Provided records:
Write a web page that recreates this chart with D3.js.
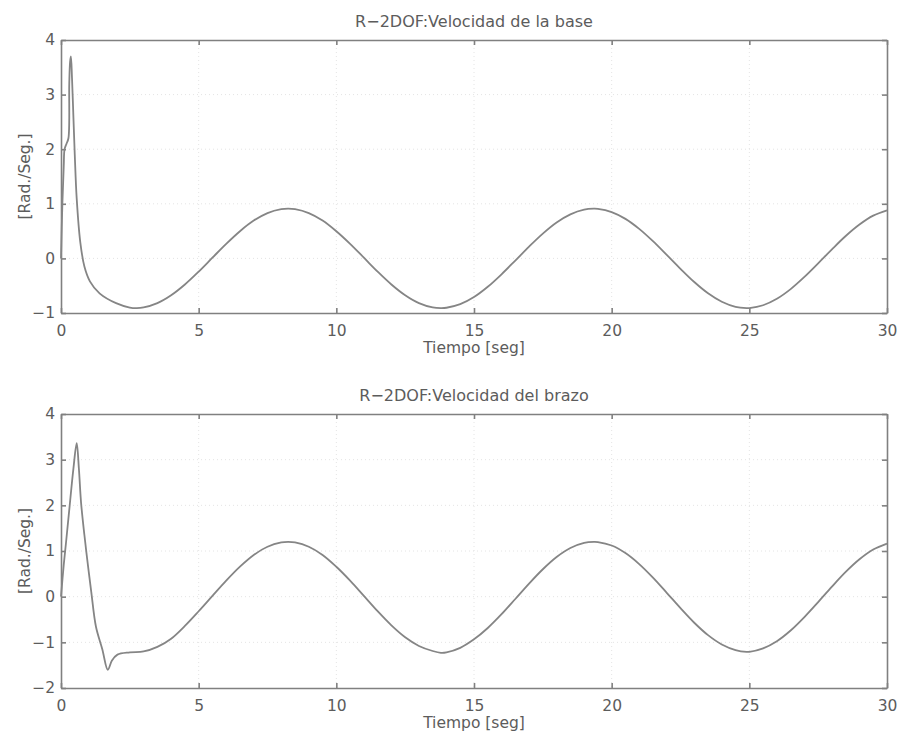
<!DOCTYPE html>
<html>
<head>
<meta charset="utf-8">
<script src="https://cdn.jsdelivr.net/npm/d3@7"></script>
<style>
  html, body { margin: 0; padding: 0; background: #fff; }
  svg { display: block; font-family: "DejaVu Sans", sans-serif; }
</style>
</head>
<body>
<svg id="chart" width="898" height="740"></svg>
<script>
// Base joint angular velocity, time (s) and value (rad/s)
const baseTime = [0, 0.05, 0.1, 0.13, 0.2, 0.27, 0.3, 0.33, 0.36, 0.4, 0.45, 0.5, 0.57, 0.7, 0.85, 1.05, 1.4, 2.0, 2.5,
  2.75, 3.0, 3.5, 4.0, 4.5, 5.0, 5.5, 6.0, 6.5, 7.0, 7.5, 8.0, 8.25, 8.5, 9.0, 9.5, 10.0, 10.5, 11.0, 11.5, 12.0, 12.5,
  13.0, 13.5, 13.8, 14.0, 14.5, 15.0, 15.5, 16.0, 16.5, 17.0, 17.5, 18.0, 18.5, 19.0, 19.35, 19.5, 20.0, 20.5, 21.0,
  21.5, 22.0, 22.5, 23.0, 23.5, 24.0, 24.5, 24.9, 25.0, 25.5, 26.0, 26.5, 27.0, 27.5, 28.0, 28.5, 29.0, 29.5, 30.0];
const baseVel = [0, 1.0, 1.7, 2.0, 2.1, 2.2, 3.2, 3.6, 3.7, 3.3, 2.6, 1.9, 1.1, 0.3, -0.15, -0.42, -0.64, -0.82, -0.9,
  -0.91, -0.897, -0.818, -0.674, -0.477, -0.242, 0.013, 0.266, 0.498, 0.692, 0.830, 0.901, 0.91, 0.901, 0.830, 0.693,
  0.497, 0.266, 0.013, -0.242, -0.477, -0.674, -0.818, -0.897, -0.91, -0.904, -0.839, -0.708, -0.520, -0.291, -0.039,
  0.217, 0.455, 0.658, 0.807, 0.893, 0.91, 0.907, 0.849, 0.724, 0.541, 0.315, 0.064, -0.191, -0.433, -0.639, -0.794,
  -0.887, -0.91, -0.909, -0.858, -0.739, -0.562, -0.339, -0.090, 0.166, 0.410, 0.620, 0.783, 0.881];

// Arm joint angular velocity
const armTime = [0, 0.1, 0.18, 0.3, 0.45, 0.57, 0.65, 0.73, 0.85, 0.97, 1.1, 1.27, 1.5, 1.7, 1.85, 2.05, 2.5, 3.0, 3.5,
  4.0, 4.5, 5.0, 5.5, 6.0, 6.5, 7.0, 7.5, 8.0, 8.25, 8.5, 9.0, 9.5, 10.0, 10.5, 11.0, 11.5, 12.0, 12.5, 13.0, 13.5,
  13.8, 14.0, 14.5, 15.0, 15.5, 16.0, 16.5, 17.0, 17.5, 18.0, 18.5, 19.0, 19.35, 19.5, 20.0, 20.5, 21.0, 21.5, 22.0,
  22.5, 23.0, 23.5, 24.0, 24.5, 24.9, 25.0, 25.5, 26.0, 26.5, 27.0, 27.5, 28.0, 28.5, 29.0, 29.5, 30.0];
const armVel = [0, 0.7, 1.17, 1.9, 2.8, 3.36, 2.8, 2.05, 1.35, 0.73, 0.1, -0.66, -1.15, -1.6, -1.4, -1.27, -1.22, -1.2,
  -1.1, -0.92, -0.64, -0.319, 0.017, 0.351, 0.657, 0.913, 1.094, 1.188, 1.2, 1.188, 1.094, 0.914, 0.655, 0.351, 0.017,
  -0.319, -0.629, -0.889, -1.079, -1.19, -1.23, -1.22, -1.12, -0.934, -0.686, -0.384, -0.051, 0.286, 0.600, 0.868,
  1.065, 1.177, 1.2, 1.196, 1.120, 0.954, 0.713, 0.416, 0.085, -0.252, -0.571, -0.843, -1.047, -1.17, -1.21, -1.208,
  -1.131, -0.975, -0.741, -0.447, -0.119, 0.219, 0.541, 0.818, 1.032, 1.162];

const xTicks = [0, 5, 10, 15, 20, 25, 30];
const baseYTicks = [-1, 0, 1, 2, 3, 4];
const armYTicks = [-2, -1, 0, 1, 2, 3, 4];

const titles = ["R\u22122DOF:Velocidad de la base", "R\u22122DOF:Velocidad del brazo"];
const xLabel = "Tiempo [seg]";
const yLabel = "[Rad./Seg.]";

const svg = d3.select("#chart");
const axisColor = "#808080";
const textColor = "#5c5c5c";
const lineColor = "#858585";
const fontFamily = "'DejaVu Sans', sans-serif";

function panel(opts) {
  const { top, bottom, left, right, time, vel, yTicks, title } = opts;
  const x = d3.scaleLinear().domain([0, 30]).range([left, right]);
  const y = d3.scaleLinear().domain([yTicks[0], yTicks[yTicks.length - 1]]).range([bottom, top]);
  const g = svg.append("g");

  // faint dotted grid
  g.selectAll(null).data(xTicks.slice(1, -1)).join("line")
    .attr("x1", d => x(d)).attr("x2", d => x(d)).attr("y1", top).attr("y2", bottom)
    .attr("stroke", "#e4e4e4").attr("stroke-width", 1).attr("stroke-dasharray", "1,3");
  g.selectAll(null).data(yTicks.slice(1, -1)).join("line")
    .attr("y1", d => y(d)).attr("y2", d => y(d)).attr("x1", left).attr("x2", right)
    .attr("stroke", "#e4e4e4").attr("stroke-width", 1).attr("stroke-dasharray", "1,3");

  // box axes, ticks pointing inward on all four sides
  const tl = 5;
  const fmt = d => d < 0 ? "\u2212" + Math.abs(d) : String(d);
  const bAxis = d3.axisBottom(x).tickValues(xTicks).tickSizeInner(-tl).tickSizeOuter(0).tickPadding(12).tickFormat(fmt);
  const tAxis = d3.axisTop(x).tickValues(xTicks).tickSizeInner(-tl).tickSizeOuter(0).tickFormat("");
  const lAxis = d3.axisLeft(y).tickValues(yTicks).tickSizeInner(-tl).tickSizeOuter(0).tickPadding(6).tickFormat(fmt);
  const rAxis = d3.axisRight(y).tickValues(yTicks).tickSizeInner(-tl).tickSizeOuter(0).tickFormat("");

  const style = sel => {
    sel.selectAll("path, line").attr("stroke", axisColor).attr("stroke-width", 1.6);
    sel.selectAll("text").attr("fill", textColor).attr("font-size", 15.5).attr("font-family", fontFamily);
  };
  g.append("g").attr("transform", `translate(0,${bottom})`).call(bAxis).call(style);
  g.append("g").attr("transform", `translate(0,${top})`).call(tAxis).call(style);
  g.append("g").attr("transform", `translate(${left},0)`).call(lAxis).call(style);
  g.append("g").attr("transform", `translate(${right},0)`).call(rAxis).call(style);

  // series
  const pts = time.map((t, i) => [t, vel[i]]);
  g.append("path").datum(pts)
    .attr("fill", "none").attr("stroke", lineColor).attr("stroke-width", 1.8)
    .attr("stroke-linejoin", "round")
    .attr("d", d3.line().x(d => x(d[0])).y(d => y(d[1])).curve(d3.curveCatmullRom.alpha(0.5)));

  // labels
  g.append("text").attr("x", (left + right) / 2).attr("y", top - 13)
    .attr("text-anchor", "middle").attr("fill", textColor).attr("font-size", 16)
    .attr("font-family", fontFamily).text(title);
  g.append("text").attr("x", (left + right) / 2).attr("y", bottom + 40)
    .attr("text-anchor", "middle").attr("fill", textColor).attr("font-size", 15.5)
    .attr("font-family", fontFamily).text(xLabel);
  g.append("text")
    .attr("transform", `translate(30,${(top + bottom) / 2}) rotate(-90)`)
    .attr("text-anchor", "middle").attr("fill", textColor).attr("font-size", 15.5)
    .attr("font-family", fontFamily).text(yLabel);
}

panel({ top: 40, bottom: 313, left: 61, right: 887, time: baseTime, vel: baseVel, yTicks: baseYTicks, title: titles[0] });
panel({ top: 414, bottom: 688, left: 61, right: 887, time: armTime, vel: armVel, yTicks: armYTicks, title: titles[1] });
</script>
</body>
</html>
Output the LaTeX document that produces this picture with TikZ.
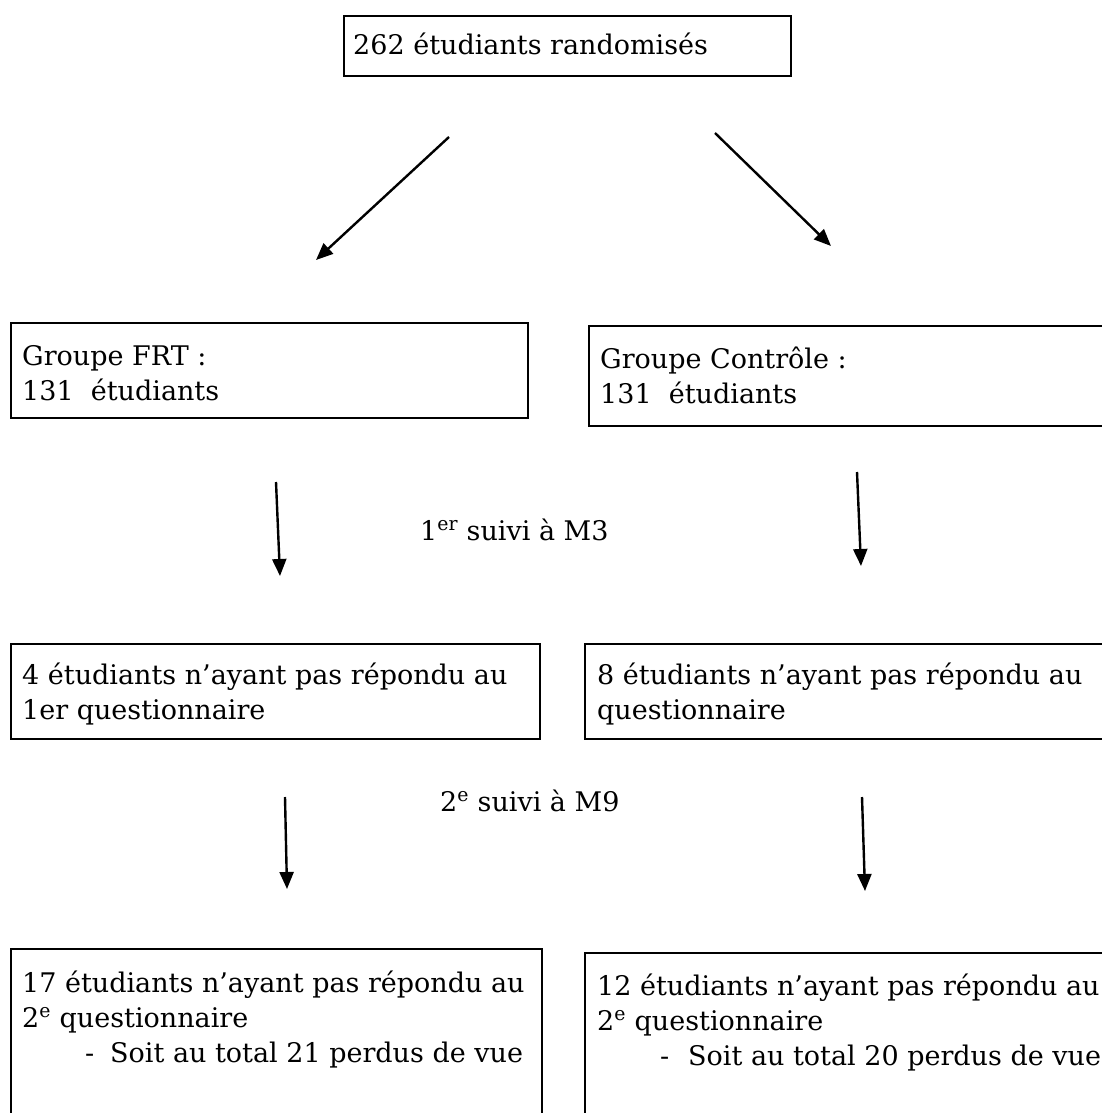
\documentclass[tikz,border=0pt]{standalone}
\usepackage{fontspec}
\setmainfont{DejaVu Serif}
\usetikzlibrary{arrows.meta}
\begin{document}
\begin{tikzpicture}[x=1pt,y=-1pt,
  box/.style={draw=black, line width=2pt, rectangle, inner sep=0pt, anchor=north west},
  txt/.style={anchor=base west, inner sep=0pt, font=\fontsize{27}{35}\selectfont},
  arr/.style={line width=2.4pt, -{Triangle[length=17pt,width=14pt]}}]
\useasboundingbox (0,0) rectangle (1102,1113);
\clip (0,0) rectangle (1102,1113);
\fill[white] (0,0) rectangle (1102,1113);

% boxes
\node[box, minimum width=447pt, minimum height=60pt] (top) at (343,15) {};
\node[box, minimum width=517pt, minimum height=95pt] (frt) at (10,322) {};
\node[box, minimum width=540pt, minimum height=100pt] (ctrl) at (588,325) {};
\node[box, minimum width=529pt, minimum height=95pt] (r3l) at (10,643) {};
\node[box, minimum width=540pt, minimum height=95pt] (r3r) at (584,643) {};
\node[box, minimum width=531pt, minimum height=200pt] (r4l) at (10,948) {};
\node[box, minimum width=540pt, minimum height=200pt] (r4r) at (584,952) {};

% texts
\node[txt] (t0) at (353,55) {262 étudiants randomisés};
\node[txt] (t1a) at (22,365) {Groupe FRT :};
\node[txt] (t1b) at (22,400) {131\ \ étudiants};
\node[txt] (t2a) at (600,368) {Groupe Contrôle :};
\node[txt] (t2b) at (600,403) {131\ \ étudiants};
\node[txt] (t3a) at (22,684) {4 étudiants n’ayant pas répondu au};
\node[txt] (t3b) at (22,719) {1er questionnaire};
\node[txt] (t4a) at (597,684) {8 étudiants n’ayant pas répondu au};
\node[txt] (t4b) at (597,719) {questionnaire};
\node[txt] (t5a) at (22,992) {17 étudiants n’ayant pas répondu au};
\node[txt] (t5b) at (22,1027) {2\textsuperscript{e} questionnaire};
\node[txt] (t5c) at (85,1062) {-};
\node[txt] (t5d) at (110,1062) {Soit au total 21 perdus de vue};
\node[txt] (t6a) at (597,995) {12 étudiants n’ayant pas répondu au};
\node[txt] (t6b) at (597,1030) {2\textsuperscript{e} questionnaire};
\node[txt] (t6c) at (660,1065) {-};
\node[txt] (t6d) at (688,1065) {Soit au total 20 perdus de vue};

% labels
\node[txt] (l1) at (420,540) {1\textsuperscript{er} suivi à M3};
\node[txt] (l2) at (440,811) {2\textsuperscript{e} suivi à M9};

% arrow end points
\coordinate (a1s) at (449,137); \coordinate (a1e) at (316,260);
\coordinate (a2s) at (715,133); \coordinate (a2e) at (831,246);
\coordinate (a3s) at (276,482); \coordinate (a3e) at (280,576);
\coordinate (a4s) at (857,472); \coordinate (a4e) at (861,566);
\coordinate (a5s) at (285,797); \coordinate (a5e) at (287,889);
\coordinate (a6s) at (862,797); \coordinate (a6e) at (865,891);

\draw[arr] (a1s) -- (a1e);
\draw[arr] (a2s) -- (a2e);
\draw[arr] (a3s) -- (a3e);
\draw[arr] (a4s) -- (a4e);
\draw[arr] (a5s) -- (a5e);
\draw[arr] (a6s) -- (a6e);
\end{tikzpicture}
\end{document}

Required work: Print exactly what appears from the line holding "Output the LaTeX" down to the line holding "width=540pt, minimum height=200pt]", both ends kept, leaving out the pictures.

Complete response:
Output the LaTeX document that produces this picture with TikZ.
\documentclass[tikz,border=0pt]{standalone}
\usepackage{fontspec}
\setmainfont{DejaVu Serif}
\usetikzlibrary{arrows.meta}
\begin{document}
\begin{tikzpicture}[x=1pt,y=-1pt,
  box/.style={draw=black, line width=2pt, rectangle, inner sep=0pt, anchor=north west},
  txt/.style={anchor=base west, inner sep=0pt, font=\fontsize{27}{35}\selectfont},
  arr/.style={line width=2.4pt, -{Triangle[length=17pt,width=14pt]}}]
\useasboundingbox (0,0) rectangle (1102,1113);
\clip (0,0) rectangle (1102,1113);
\fill[white] (0,0) rectangle (1102,1113);

% boxes
\node[box, minimum width=447pt, minimum height=60pt] (top) at (343,15) {};
\node[box, minimum width=517pt, minimum height=95pt] (frt) at (10,322) {};
\node[box, minimum width=540pt, minimum height=100pt] (ctrl) at (588,325) {};
\node[box, minimum width=529pt, minimum height=95pt] (r3l) at (10,643) {};
\node[box, minimum width=540pt, minimum height=95pt] (r3r) at (584,643) {};
\node[box, minimum width=531pt, minimum height=200pt] (r4l) at (10,948) {};
\node[box, minimum width=540pt, minimum height=200pt] (r4r) at (584,952) {};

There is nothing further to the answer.